Et parfois à cracher sur ceux qui, parce-qu’arrachés, avaient déjà moins à perdre qu’eux. Ceux qui mériteraient pourtant leur plus grand respect car, même socialement à la marge et justement parce-qu’ils avaient moins à perdre, étaient parmi les premiers qui, quand il y en a vraiment eu besoin, osaient aller au contact. Quitte à prendre des coups encore plus violents de gens d’armes toujours mieux équipés qu’eux, toute aussi « ultraviolente » qu’ait pu être la résistance à l’aéroport.
Pour défendre leurs culs à eux, moins opprimés. Eux qui pourtant privent de plus en plus ceux qu’on appelait « arrachés » d’expression publique et, quand ils osent prendre la parole ailleurs malgré tout (ou pire, agir pour défendre encore un peu leur lieu de vie), se font conspuer. Pour un bout de terre ou quelques bulletins de vote aux prochaines élections.

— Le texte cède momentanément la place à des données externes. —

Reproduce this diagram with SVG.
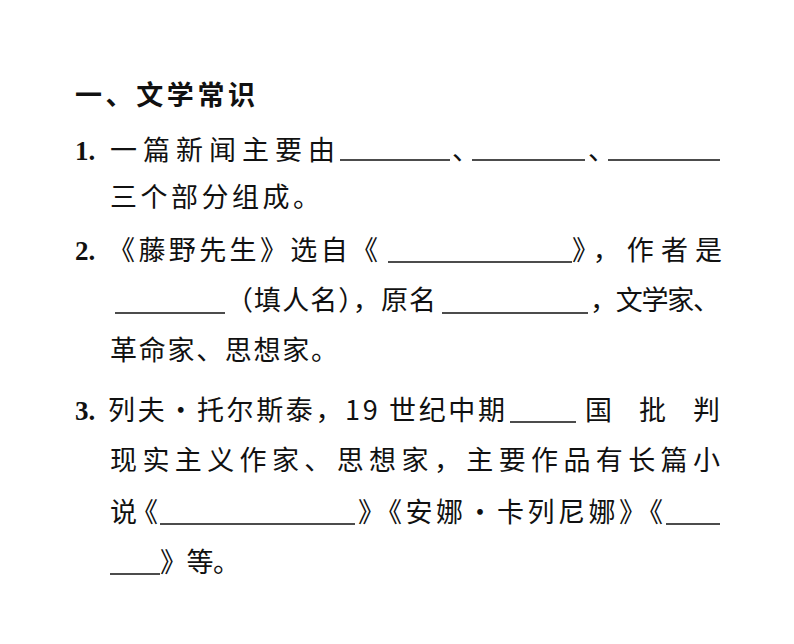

Sébastien, ton jeu de la division, il pue. Et s’il fonctionne à merveille à court terme je peux t’assurer personnellement qu’à plus long terme, il ne fera qu’attiser nos colères à tous.
Je veux dédier ce petit texte aux « marginaux », aux paysans qui subissent les pressions de l’État même quand, parfois, ils lui cèdent. Et souhaiter qu’à chaque fois, tous, on cède plus difficilement. Pour, un jour, ne plus leur céder du tout.
Que crève l’État. Que crève le type d’économie qu’il soutient. Que crèvent leurs normes.
[1] Je ne veux d’ailleurs pas mettre tous les membres de la FNSEA dans le même panier, et je conseille à chacun l’écoute de l’excellente série « La fabrique du silence » dans l’émission « Les pieds sur terre », diffusée sur France Culture.